David Pinto brings the news that the Rockies are going with a four-man rotation. This is an interesting idea. I believe the current five-man plan employed by most teams during the regular season began in the 1960s. Though some teams experimented with different rotations, since 1980 the five-man rotation has been the norm. This article by Rany Jazayerli at Prospectus has short history. So, which is better: the four-man or the five-man? I will join the list of people who have attempted to answer this question.
First I want to identify the trade-offs of the choices. If you go with the four-man, your best pitchers will pitch more regularly than the five-man, but they may be tired and therefore pitch less per start. With the five-man you have to throw an inferior pitcher out there once every five games; however, each starter is able to throw more pitches. In Pinto’s post he cites that the Rockies plan to make the trade-off by limiting starters to lower pitch counts. So, basically going to a four-man rotation has the effect of switching a certain number of middle innings from starters to relievers. I am not sure if starters are more valuable in the 5th-7th innings than in innings 1-4, and I am not sure to figure out which is more valuable.
For simplicity I am going to assume that all pitcher innings are the same. This is not such a bad assumption given that most starters will be relieved when their performances drop below bullpen replacements. Therefore, I will focus on whether or not starters are pitching more or less innings with the five-man than with the four-man. Using a basic pitch count estimator (BPCE = 3.3 x BIP + 4.8 x K + 5.5 x BB) I estimate the average pitch counts for pitchers who started at least 10 games in a season from 1950-2003 (excluding 1981 and 1994).
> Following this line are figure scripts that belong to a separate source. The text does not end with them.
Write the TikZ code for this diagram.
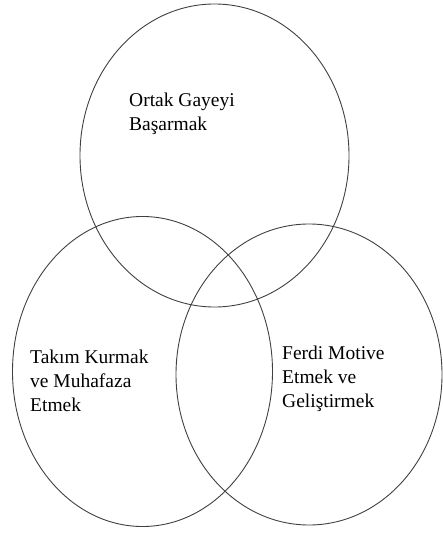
\documentclass[tikz,border=0pt]{standalone}
\usepackage{fontspec}
\setmainfont{Liberation Serif}
\usepackage{tikz}
\usetikzlibrary{positioning}

\begin{document}
\begin{tikzpicture}[x=1pt,y=-1pt,
	set/.style={draw=black!75,line width=0.9pt},
	lbl/.style={anchor=base west,align=left,inner sep=0pt,font=\fontsize{19.5}{24}\selectfont}]
	\useasboundingbox (0,0) rectangle (443,534);
	% three sets
	\draw[set] (214.5,155.5) ellipse (134.5pt and 151.5pt);
	\draw[set] (142.5,371.5) ellipse (130pt and 155pt);
	\draw[set] (309,374.5) ellipse (133pt and 150.5pt);
	% labels (base = last line)
	\node[lbl] (goal) at (129,131) {Ortak Gayeyi\\Başarmak};
	\node[lbl] (team) at (30,411) {Takım Kurmak\\ve Muhafaza\\Etmek};
	\node[lbl] (ferd) at (282,407) {Ferdi Motive\\Etmek ve\\Geliştirmek};
\end{tikzpicture}
\end{document}
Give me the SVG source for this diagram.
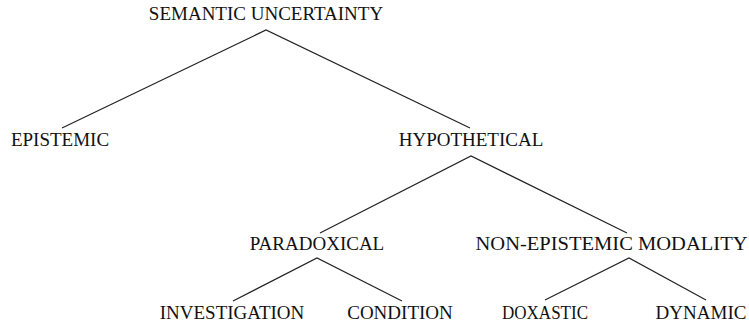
<svg xmlns="http://www.w3.org/2000/svg" width="749" height="322" viewBox="0 0 749 322">
<style>
text{font-family:"Liberation Serif","Times New Roman",serif;font-size:19px;fill:#111;text-anchor:middle}
.e{stroke:#222;stroke-width:1.2;fill:none}
</style>
<rect width="749" height="322" fill="#fff"/>
<g id="connectors">
<path class="e" d="M62,128 L266,30 L470,128"/>
<path class="e" d="M320,233 L471,156 L627,233"/>
<path class="e" d="M233,301 L317,258 L402,301"/>
<path class="e" d="M545,300 L629,258 L706,300"/>
</g>
<g id="n-semantic"><text x="266" y="20">SEMANTIC UNCERTAINTY</text></g>
<g id="n-epistemic"><text x="60" y="146">EPISTEMIC</text></g>
<g id="n-hypothetical"><text x="471" y="146">HYPOTHETICAL</text></g>
<g id="n-paradoxical"><text x="317" y="250">PARADOXICAL</text></g>
<g id="n-nonepistemic"><text x="611.5" y="250" textLength="272" lengthAdjust="spacingAndGlyphs">NON-EPISTEMIC MODALITY</text></g>
<g id="n-investigation"><text x="232" y="319">INVESTIGATION</text></g>
<g id="n-condition"><text x="400" y="319">CONDITION</text></g>
<g id="n-doxastic"><text x="545" y="319" textLength="86" lengthAdjust="spacingAndGlyphs">DOXASTIC</text></g>
<g id="n-dynamic"><text x="701" y="319">DYNAMIC</text></g>
</svg>
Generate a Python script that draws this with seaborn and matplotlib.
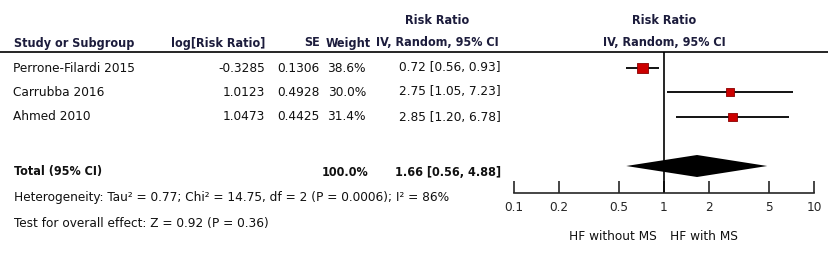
import matplotlib
matplotlib.use("Agg")
import matplotlib.pyplot as plt
from matplotlib import font_manager
import seaborn as sns
import pandas as pd

# Datos del forest plot
studies = ["Perrone-Filardi 2015", "Carrubba 2016", "Ahmed 2010"]
log_rr = ["-0.3285", "1.0123", "1.0473"]
se = ["0.1306", "0.4928", "0.4425"]
weights = [38.6, 30.0, 31.4]
rr = [0.72, 2.75, 2.85]
ci_low = [0.56, 1.05, 1.20]
ci_high = [0.93, 7.23, 6.78]
total_rr, total_low, total_high = 1.66, 0.56, 4.88
ticks = [0.1, 0.2, 0.5, 1, 2, 5, 10]
heterog = "Heterogeneity: Tau² = 0.77; Chi² = 14.75, df = 2 (P = 0.0006); I² = 86%"
overall = "Test for overall effect: Z = 0.92 (P = 0.36)"

# Posiciones (pixeles)
W, H = 829, 257
row_y = [68, 92, 117]
total_y = 170
axis_y = 193
rule_y = 52

sns.set_style("white")

# Buscar una fuente estrecha (Arial Narrow en el original)
fonts = font_manager.fontManager.ttflist
names = {f.name for f in fonts}
stretch = "normal"
if "Liberation Sans Narrow" in names:
    fam, fs, fb = "Liberation Sans Narrow", 11, 11
elif any(f.name == "DejaVu Sans" and f.stretch == "condensed" for f in fonts):
    fam, fs, fb, stretch = "DejaVu Sans", 9.7, 9.0, "condensed"
else:
    fam, fs, fb = "Liberation Sans", 9.6, 9.0
plt.rcParams["font.family"] = [fam, "DejaVu Sans"]
plt.rcParams["font.stretch"] = stretch
navy = "#1c1c3c"

fig = plt.figure(figsize=(W / 100, H / 100), dpi=100)
ax_t = fig.add_axes([0, 0, 1, 1])
ax_t.set_xlim(0, W)
ax_t.set_ylim(H, 0)
ax_t.axis("off")

# Encabezados
hd = dict(fontsize=fb, fontweight="bold", color=navy, va="center")
ax_t.text(14, 43, "Study or Subgroup", ha="left", **hd)
ax_t.text(265, 43, "log[Risk Ratio]", ha="right", **hd)
ax_t.text(320, 43, "SE", ha="right", **hd)
ax_t.text(371, 43, "Weight", ha="right", **hd)
ax_t.text(437, 20, "Risk Ratio", ha="center", **hd)
ax_t.text(437, 43, "IV, Random, 95% CI", ha="center", **hd)
ax_t.text(664, 20, "Risk Ratio", ha="center", **hd)
ax_t.text(664, 43, "IV, Random, 95% CI", ha="center", **hd)
ax_t.plot([0, 828], [rule_y, rule_y], color="black", lw=1.2)

# Filas de estudios
tx = dict(fontsize=fs, color="#111111", va="center")
for i, y in enumerate(row_y):
    ax_t.text(13, y, studies[i], ha="left", **tx)
    ax_t.text(265, y, log_rr[i], ha="right", **tx)
    ax_t.text(320, y, se[i], ha="right", **tx)
    ax_t.text(366, y, f"{weights[i]:.1f}%", ha="right", **tx)
    ax_t.text(501, y, f"{rr[i]:.2f} [{ci_low[i]:.2f}, {ci_high[i]:.2f}]", ha="right", **tx)

# Total
bd = dict(fontsize=fb, fontweight="bold", color="#111111", va="center")
ax_t.text(14, total_y + 2, "Total (95% CI)", ha="left", **bd)
ax_t.text(368, total_y + 2, f"{sum(weights):.1f}%", ha="right", **bd)
ax_t.text(501, total_y + 2, f"{total_rr:.2f} [{total_low:.2f}, {total_high:.2f}]",
          ha="right", **bd)
ax_t.text(14, 198, heterog, ha="left", **tx)
ax_t.text(14, 223, overall, ha="left", **tx)

# Panel del forest plot (escala log)
x0, x1 = 514, 814
ax = fig.add_axes([x0 / W, (H - axis_y) / H, (x1 - x0) / W, (axis_y - rule_y) / H])
ax.set_xscale("log")
ax.set_xlim(0.1, 10)
ax.set_ylim(axis_y, rule_y)
ax.patch.set_alpha(0)
for s in ["top", "left", "right"]:
    ax.spines[s].set_visible(False)
ax.spines["bottom"].set_linewidth(1.2)
ax.axvline(1, color="black", lw=1.2)

df = pd.DataFrame({"rr": rr, "y": row_y, "w": weights})
ax.hlines(row_y, ci_low, ci_high, color="black", lw=1.3)
sns.scatterplot(data=df, x="rr", y="y", size="w", sizes=(38, 58), marker="s",
                color="#cc0000", edgecolor="#8a0000", linewidth=0.6, legend=False,
                ax=ax, zorder=3)
dh = 11
ax.fill([total_low, total_rr, total_high, total_rr],
        [total_y - 4, total_y - 4 - dh, total_y - 4, total_y - 4 + dh], color="black", lw=0)

ax.set_xticks(ticks)
ax.set_xticklabels([f"{t:g}" for t in ticks], fontsize=fs)
ax.xaxis.set_minor_locator(matplotlib.ticker.NullLocator())
ax.tick_params(axis="x", direction="in", length=9, width=1.2, pad=6, bottom=True)
ax.set_yticks([])
ax.set_xlabel("")
ax.set_ylabel("")

ax_t.text(657, 236, "HF without MS", ha="right", **tx)
ax_t.text(670, 236, "HF with MS", ha="left", **tx)

fig.savefig("out.png", dpi=100)
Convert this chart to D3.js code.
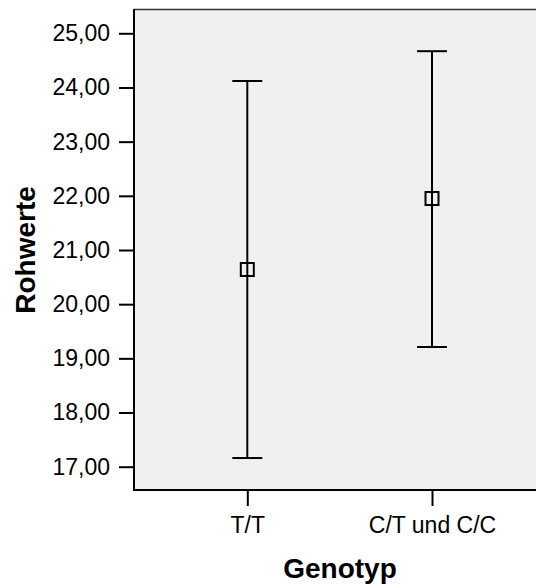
<!DOCTYPE html>
<html>
<head>
<meta charset="utf-8">
<script src="https://cdn.jsdelivr.net/npm/d3@7"></script>
<style>
  html, body { margin: 0; padding: 0; background: #fff; }
  svg { display: block; font-family: Arial, "Liberation Sans", sans-serif; }
</style>
</head>
<body>
<div id="chart"></div>
<script>
const categories = ["T/T", "C/T und C/C"];
const means = [20.64, 21.95];
const upper = [24.12, 24.67];
const lower = [17.16, 19.21];
const yTicks = [17, 18, 19, 20, 21, 22, 23, 24, 25];

const WIDTH = 536;
const HEIGHT = 587;
const PLOT = { left: 134, right: 536, top: 9, bottom: 490 };
const FONT = "Arial, 'Liberation Sans', sans-serif";

const svg = d3.select("#chart")
    .append("svg")
    .attr("width", WIDTH)
    .attr("height", HEIGHT);

const y = d3.scaleLinear()
    .domain([17, 25])
    .range([466.7, 33.3]);

const x = d3.scalePoint()
    .domain(categories)
    .range([247.3, 432])
    .padding(0);

// plot background
svg.append("rect")
    .attr("x", PLOT.left)
    .attr("y", PLOT.top)
    .attr("width", PLOT.right - PLOT.left)
    .attr("height", PLOT.bottom - PLOT.top)
    .attr("fill", "#f0f0f0");

svg.append("line")
    .attr("x1", PLOT.left)
    .attr("x2", PLOT.right)
    .attr("y1", PLOT.top + 0.5)
    .attr("y2", PLOT.top + 0.5)
    .attr("stroke", "#333")
    .attr("stroke-width", 1.5);

// y axis
const yAxis = svg.append("g")
    .attr("transform", `translate(${PLOT.left},0)`)
    .call(d3.axisLeft(y).tickValues(yTicks).tickSize(15).tickPadding(9)
        .tickFormat(v => d3.format(".2f")(v).replace(".", ",")));
yAxis.select(".domain").remove();
yAxis.attr("font-size", null).attr("font-family", null);
yAxis.selectAll(".tick line").attr("stroke", "#000").attr("stroke-width", 2);
yAxis.selectAll(".tick text")
    .style("font-size", "23px")
    .style("font-family", FONT)
    .attr("fill", "#000");

// x axis
const xAxis = svg.append("g")
    .attr("transform", `translate(0,${PLOT.bottom})`)
    .call(d3.axisBottom(x).tickSize(16).tickPadding(11));
xAxis.select(".domain").remove();
xAxis.attr("font-size", null).attr("font-family", null);
xAxis.selectAll(".tick line").attr("stroke", "#000").attr("stroke-width", 2);
xAxis.selectAll(".tick text")
    .style("font-size", "23px")
    .style("font-family", FONT)
    .attr("fill", "#000");

// axis lines
svg.append("line")
    .attr("x1", PLOT.left).attr("x2", PLOT.left)
    .attr("y1", PLOT.top).attr("y2", PLOT.bottom + 1)
    .attr("stroke", "#000").attr("stroke-width", 2);
svg.append("line")
    .attr("x1", PLOT.left - 1).attr("x2", PLOT.right)
    .attr("y1", PLOT.bottom).attr("y2", PLOT.bottom)
    .attr("stroke", "#000").attr("stroke-width", 2);

// error bars
const rows = categories.map((c, i) => ({ name: c, mean: means[i], hi: upper[i], lo: lower[i] }));
const CAP = 15;
const BOX = 13;

const bars = svg.append("g")
    .selectAll("g")
    .data(rows)
    .enter()
    .append("g");

bars.append("line")
    .attr("x1", d => x(d.name)).attr("x2", d => x(d.name))
    .attr("y1", d => y(d.hi)).attr("y2", d => y(d.lo))
    .attr("stroke", "#000").attr("stroke-width", 2);

bars.append("line")
    .attr("x1", d => x(d.name) - CAP).attr("x2", d => x(d.name) + CAP)
    .attr("y1", d => y(d.hi)).attr("y2", d => y(d.hi))
    .attr("stroke", "#000").attr("stroke-width", 2);

bars.append("line")
    .attr("x1", d => x(d.name) - CAP).attr("x2", d => x(d.name) + CAP)
    .attr("y1", d => y(d.lo)).attr("y2", d => y(d.lo))
    .attr("stroke", "#000").attr("stroke-width", 2);

bars.append("rect")
    .attr("x", d => x(d.name) - BOX / 2)
    .attr("y", d => y(d.mean) - BOX / 2)
    .attr("width", BOX)
    .attr("height", BOX)
    .attr("fill", "none")
    .attr("stroke", "#000")
    .attr("stroke-width", 2);

// axis titles
svg.append("text")
    .attr("x", 340)
    .attr("y", 578)
    .attr("text-anchor", "middle")
    .style("font-size", "28px")
    .style("font-family", FONT)
    .attr("font-weight", "bold")
    .text("Genotyp");

svg.append("text")
    .attr("transform", "translate(35,250) rotate(-90)")
    .attr("text-anchor", "middle")
    .style("font-size", "28px")
    .style("font-family", FONT)
    .attr("font-weight", "bold")
    .text("Rohwerte");
</script>
</body>
</html>
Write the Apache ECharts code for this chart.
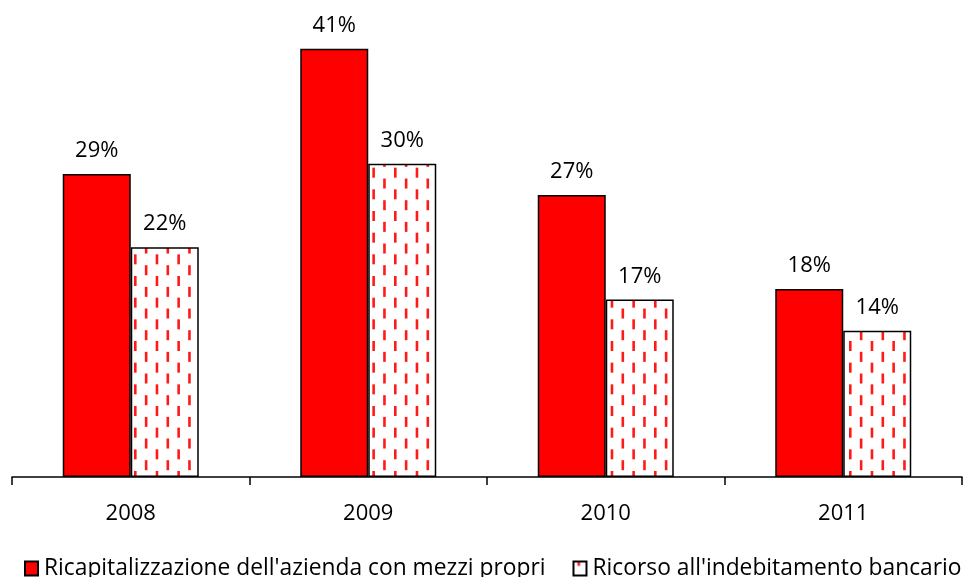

The five-man count appears to be associated with a jump in pitch counts in the late-1960s through the mid-1970s. There was a slight dip in late-70s and early-80s, but now pitch counts are back to all-time highs. The five-man rotation is associated with high pitcher counts per game than the four-man, although it is not that large of a difference (approximately 10 pitches per game). This is not surprising; however, over a season how does this affect overall innings pitched by starters? The following figure graphs average total innings pitched per season for the same group of pitchers.
Interestingly, though starters are pitching longer with five-man rotations, they are pitching fewer overall innings. I suspect that much of this has to do with increased reliever usage for other reasons, but the difference in average total innings pitched from the early 1970s and the present is about 30 innings. If starting pitchers are better than non-starters and the decline in starter innings is due to the five-man rotation (I acknowledge these are two big “ifs”), then the four-man rotation may be a better way to configure your pitching staff in a season. On the other hand, fewer innings per season may prolong the entire career of a pitcher, which might offset the loss in one particular season. But really, what incentives do managers have to increase the career length of his starting pitchers by a few years? I suspect mangers are very myopic in their use of players given their incentives. I look forward to seeing how the Rockies experiment goes.